The task
Check each line below for the word "matplotlib", and copy those that have it.

Source excerpt
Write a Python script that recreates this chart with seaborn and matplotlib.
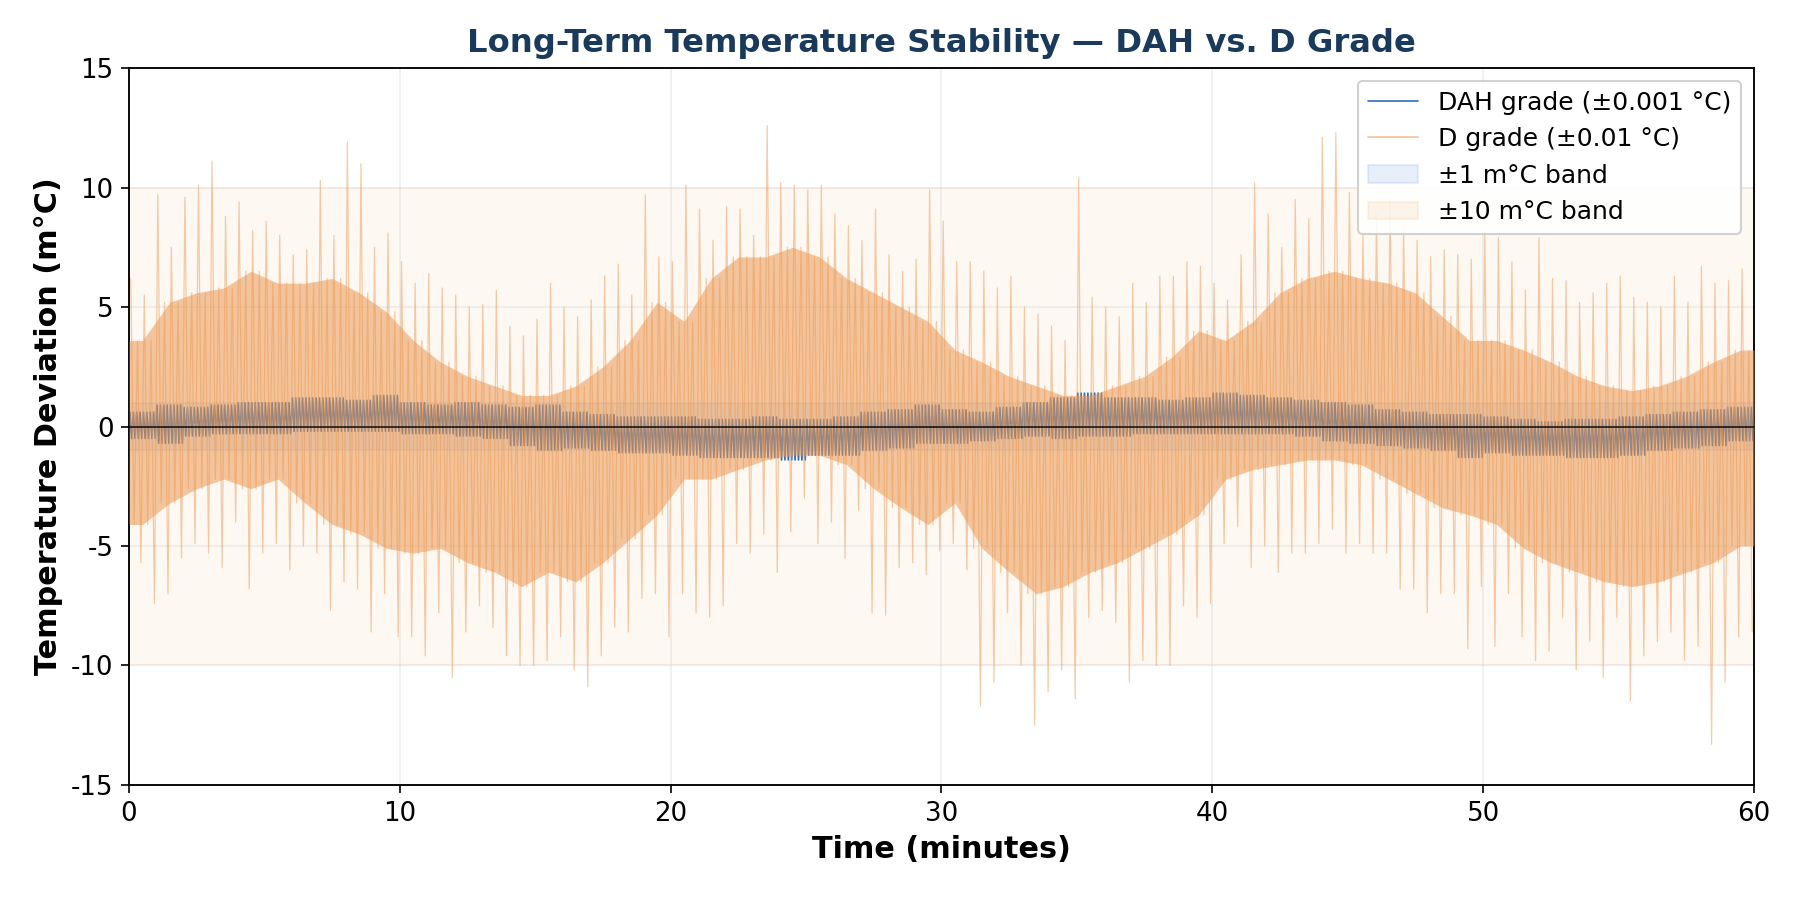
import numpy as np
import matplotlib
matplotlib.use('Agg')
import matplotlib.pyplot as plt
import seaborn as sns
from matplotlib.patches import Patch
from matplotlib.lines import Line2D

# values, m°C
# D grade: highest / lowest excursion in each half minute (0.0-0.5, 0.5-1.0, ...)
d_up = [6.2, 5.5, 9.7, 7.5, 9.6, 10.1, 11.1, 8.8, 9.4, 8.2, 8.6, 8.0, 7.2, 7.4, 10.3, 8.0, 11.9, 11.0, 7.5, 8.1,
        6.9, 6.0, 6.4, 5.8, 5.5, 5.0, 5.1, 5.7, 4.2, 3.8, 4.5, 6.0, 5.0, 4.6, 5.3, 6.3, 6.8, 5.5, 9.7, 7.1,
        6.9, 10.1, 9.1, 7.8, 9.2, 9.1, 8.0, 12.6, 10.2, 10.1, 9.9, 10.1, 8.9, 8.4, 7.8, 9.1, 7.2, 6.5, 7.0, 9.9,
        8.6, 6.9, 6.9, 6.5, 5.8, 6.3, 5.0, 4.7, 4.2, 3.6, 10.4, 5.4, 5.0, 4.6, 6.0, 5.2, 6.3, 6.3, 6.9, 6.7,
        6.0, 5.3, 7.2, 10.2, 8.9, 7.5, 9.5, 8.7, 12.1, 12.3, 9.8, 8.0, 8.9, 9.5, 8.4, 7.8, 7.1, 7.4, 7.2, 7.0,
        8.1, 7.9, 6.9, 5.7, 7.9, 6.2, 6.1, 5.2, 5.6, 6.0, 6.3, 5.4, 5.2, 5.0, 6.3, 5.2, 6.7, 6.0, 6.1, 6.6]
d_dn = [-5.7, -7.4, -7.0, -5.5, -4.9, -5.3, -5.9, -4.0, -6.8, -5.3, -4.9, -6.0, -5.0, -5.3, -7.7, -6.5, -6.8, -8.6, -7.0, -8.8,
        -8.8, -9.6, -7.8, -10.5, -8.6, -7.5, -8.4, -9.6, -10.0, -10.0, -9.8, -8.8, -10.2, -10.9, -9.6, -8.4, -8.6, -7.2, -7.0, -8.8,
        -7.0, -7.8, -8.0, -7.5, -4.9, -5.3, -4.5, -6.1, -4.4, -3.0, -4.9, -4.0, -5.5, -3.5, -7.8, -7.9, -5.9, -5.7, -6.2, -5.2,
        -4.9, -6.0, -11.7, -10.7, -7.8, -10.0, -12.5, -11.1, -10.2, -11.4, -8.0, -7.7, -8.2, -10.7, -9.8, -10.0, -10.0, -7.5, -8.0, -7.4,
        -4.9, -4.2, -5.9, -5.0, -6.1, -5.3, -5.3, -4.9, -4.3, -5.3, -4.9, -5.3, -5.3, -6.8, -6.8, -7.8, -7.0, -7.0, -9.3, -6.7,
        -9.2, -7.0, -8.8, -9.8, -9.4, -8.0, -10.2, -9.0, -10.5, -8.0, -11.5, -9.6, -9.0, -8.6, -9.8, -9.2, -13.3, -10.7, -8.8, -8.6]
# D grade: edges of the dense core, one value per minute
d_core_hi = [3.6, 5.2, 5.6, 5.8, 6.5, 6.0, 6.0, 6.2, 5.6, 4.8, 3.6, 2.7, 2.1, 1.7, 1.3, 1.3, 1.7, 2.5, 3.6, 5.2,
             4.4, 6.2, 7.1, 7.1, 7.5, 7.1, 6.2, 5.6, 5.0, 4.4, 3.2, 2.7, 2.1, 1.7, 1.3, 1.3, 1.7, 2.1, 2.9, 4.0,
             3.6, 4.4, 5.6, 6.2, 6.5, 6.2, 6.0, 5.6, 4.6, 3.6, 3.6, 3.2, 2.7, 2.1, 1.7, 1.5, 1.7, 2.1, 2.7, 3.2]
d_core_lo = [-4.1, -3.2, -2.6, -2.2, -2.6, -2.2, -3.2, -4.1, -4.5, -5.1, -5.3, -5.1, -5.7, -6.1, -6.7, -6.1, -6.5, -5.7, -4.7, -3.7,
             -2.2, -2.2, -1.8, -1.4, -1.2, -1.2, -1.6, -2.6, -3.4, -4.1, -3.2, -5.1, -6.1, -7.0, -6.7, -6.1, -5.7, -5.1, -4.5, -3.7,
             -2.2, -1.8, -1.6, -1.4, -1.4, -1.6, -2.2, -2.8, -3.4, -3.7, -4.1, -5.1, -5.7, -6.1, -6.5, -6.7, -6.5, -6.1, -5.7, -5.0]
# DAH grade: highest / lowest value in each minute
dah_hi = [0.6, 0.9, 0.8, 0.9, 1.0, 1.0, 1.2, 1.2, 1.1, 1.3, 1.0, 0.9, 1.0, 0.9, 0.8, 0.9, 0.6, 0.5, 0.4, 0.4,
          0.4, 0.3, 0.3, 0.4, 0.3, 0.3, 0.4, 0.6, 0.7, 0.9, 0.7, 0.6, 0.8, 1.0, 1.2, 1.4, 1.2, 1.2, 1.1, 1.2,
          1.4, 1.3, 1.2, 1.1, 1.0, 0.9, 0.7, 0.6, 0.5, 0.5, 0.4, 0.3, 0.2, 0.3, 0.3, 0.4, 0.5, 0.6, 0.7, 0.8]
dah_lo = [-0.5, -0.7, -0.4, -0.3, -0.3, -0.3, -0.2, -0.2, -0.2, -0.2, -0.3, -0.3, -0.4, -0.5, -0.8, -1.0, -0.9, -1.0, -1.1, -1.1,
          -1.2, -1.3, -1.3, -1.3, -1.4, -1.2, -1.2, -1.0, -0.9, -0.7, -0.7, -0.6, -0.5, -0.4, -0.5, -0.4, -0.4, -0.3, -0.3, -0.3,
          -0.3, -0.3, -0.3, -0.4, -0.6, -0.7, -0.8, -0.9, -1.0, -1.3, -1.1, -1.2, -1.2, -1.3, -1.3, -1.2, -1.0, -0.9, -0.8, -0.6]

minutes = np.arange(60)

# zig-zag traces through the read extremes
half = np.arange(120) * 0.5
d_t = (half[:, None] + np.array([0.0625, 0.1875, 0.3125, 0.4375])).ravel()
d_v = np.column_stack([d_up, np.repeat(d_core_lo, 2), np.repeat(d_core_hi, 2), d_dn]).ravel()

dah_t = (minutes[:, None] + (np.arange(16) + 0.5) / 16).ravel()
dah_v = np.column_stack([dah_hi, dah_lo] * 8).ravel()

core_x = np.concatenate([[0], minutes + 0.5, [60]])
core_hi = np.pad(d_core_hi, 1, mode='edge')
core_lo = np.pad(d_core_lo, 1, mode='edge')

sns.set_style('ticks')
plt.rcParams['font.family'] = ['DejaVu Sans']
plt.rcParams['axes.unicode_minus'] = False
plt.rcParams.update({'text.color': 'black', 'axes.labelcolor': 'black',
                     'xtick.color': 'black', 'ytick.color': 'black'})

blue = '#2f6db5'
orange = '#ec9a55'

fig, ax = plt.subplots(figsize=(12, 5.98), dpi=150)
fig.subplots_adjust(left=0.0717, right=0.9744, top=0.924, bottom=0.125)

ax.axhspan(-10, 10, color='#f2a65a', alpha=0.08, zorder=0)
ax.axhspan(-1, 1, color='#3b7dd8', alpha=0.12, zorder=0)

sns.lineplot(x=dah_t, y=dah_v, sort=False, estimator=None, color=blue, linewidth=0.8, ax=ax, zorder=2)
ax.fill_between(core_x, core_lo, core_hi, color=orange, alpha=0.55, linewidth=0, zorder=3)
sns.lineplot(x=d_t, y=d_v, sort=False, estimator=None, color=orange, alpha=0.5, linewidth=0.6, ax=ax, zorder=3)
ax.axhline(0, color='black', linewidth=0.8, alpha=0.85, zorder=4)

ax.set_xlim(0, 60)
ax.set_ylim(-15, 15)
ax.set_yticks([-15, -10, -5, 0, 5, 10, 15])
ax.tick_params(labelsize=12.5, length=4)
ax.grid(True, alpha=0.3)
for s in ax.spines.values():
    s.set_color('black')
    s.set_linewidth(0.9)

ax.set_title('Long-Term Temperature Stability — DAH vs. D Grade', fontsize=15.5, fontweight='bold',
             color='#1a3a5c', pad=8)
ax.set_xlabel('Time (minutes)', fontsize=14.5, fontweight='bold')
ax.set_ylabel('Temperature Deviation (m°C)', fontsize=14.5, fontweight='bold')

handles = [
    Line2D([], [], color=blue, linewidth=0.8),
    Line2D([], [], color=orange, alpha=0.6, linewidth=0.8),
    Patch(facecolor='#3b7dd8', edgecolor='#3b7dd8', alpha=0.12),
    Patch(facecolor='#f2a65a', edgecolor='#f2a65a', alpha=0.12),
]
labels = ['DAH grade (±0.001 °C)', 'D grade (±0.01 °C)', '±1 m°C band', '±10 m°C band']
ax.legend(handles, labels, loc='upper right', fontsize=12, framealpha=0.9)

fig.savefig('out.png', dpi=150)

Task response
Write a Python script that recreates this chart with seaborn and matplotlib.
import matplotlib
matplotlib.use('Agg')
import matplotlib.pyplot as plt
from matplotlib.patches import Patch
from matplotlib.lines import Line2D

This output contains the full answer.